What’s more, Vanity Fair has heroine Becky Sharp, a steely, pragmatic, scheming social climber whose genius for manipulation has earned her lasting notoriety — and, for many, adulation. Director Mira Nair is an admirer, and in her roiling, naturalistic film, Becky is a complex woman whose ambition to rise above her lot feels both sympathetic and familiar. In fact, it feels American.

That’s why Reese Witherspoon, an American in a cast of British notables (including the unparalleled Eileen Atkins), is such a great casting choice. Her Becky is a richer, deeper and far more womanly version of Election‘s Tracy Flick, purposefully cultivating her feminine wiles and using her understanding of other people’s motives to advance her agenda. (One character says of her, “I had thought her a mere social climber. I see now she is a mountaineer.”) Her Becky is smart, funny and not merely sharp but also soft, allowing attachment to her naive friend Amelia (Romola Garai) and to Becky’s husband, the sanguine Rawdon Crawley (James Purefoy).

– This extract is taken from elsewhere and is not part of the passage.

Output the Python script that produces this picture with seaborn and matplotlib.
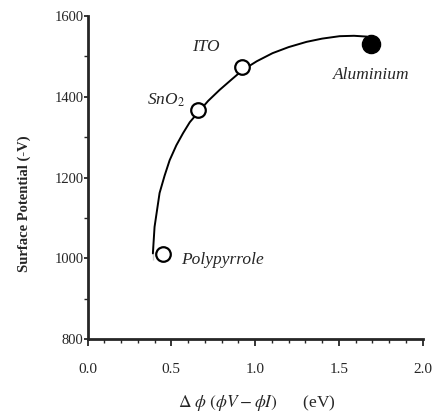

Nair, too, is an excellent match for Thackeray. The director of Monsoon Wedding and Mississippi Masala sees the movie as an opportunity to comment on the economics of colonialism, using characters stationed in India. Her film also heaves with sensuality — not sexuality, though there is some of that, but rather the colors, sounds and textures of an imperialist society mining its territories for spices, fabrics, music, animals, fashion and so on. Nair never misses a chance to embrace chaos; she wants to give us a complete picture of every stratum of society and, ultimately, a notion of how these strata intertwine.

It’s a Victorian sensibility — and an ambitious project. Thackeray luxuriated in his 850 pages; Nair has but 150 minutes. The book has been chopped with care, but the film courses through Becky’s seesawing fortunes (and a spate of her male admirers) without allowing time to establish the emotional groundwork. The acting is excellent, and most scenes land where they should, but there is not a lot of build. Once in a while, things even turn silly, as when a momentary attempt to capture a character’s 10 years in India collapses into a farce of straggly hair, mustaches and yogic wrestling. By the end, neither resolution (one for Amelia’s plot and another for Becky’s) carries much import. It’s all very amusing but not affecting.

What’s best about Vanity Fair, besides Witherspoon and Nair, is its humor. Eileen Atkins is hilarious as the crotchety Miss Crawley, wrinkling her nose at the slightest provocation: “Keep your toadying until I get to a fire. You can suck up all you want once I’m warm.” Astonished by news of her brother’s proposal to Becky, Miss Crawley rises from her modest bath to reveal a naked left buttock! (You go, Eileen!) The slithering Marquess of Steyne (Gabriel Byrne), inviting Becky to dine with his family, compares his wife to Lady MacBeth and his daughters to Goneril and Regan. And Bob Hoskins does a raucous turn as Sir Pitt Crawley, master of the decaying mansion Queen’s Crawley, who falls under the spell of Becky’s civilizing influence.

Nair set out to create something sensual and alive, and she has done that. She also has given us a feminist (or perhaps humanist) reading of Becky, which is equally welcome. And yet, though the film bubbles with humor, sensual detail, and heaps of plot, it never quite becomes more than the sum of its parts. It’s well worth seeing, but it isn’t transcendent.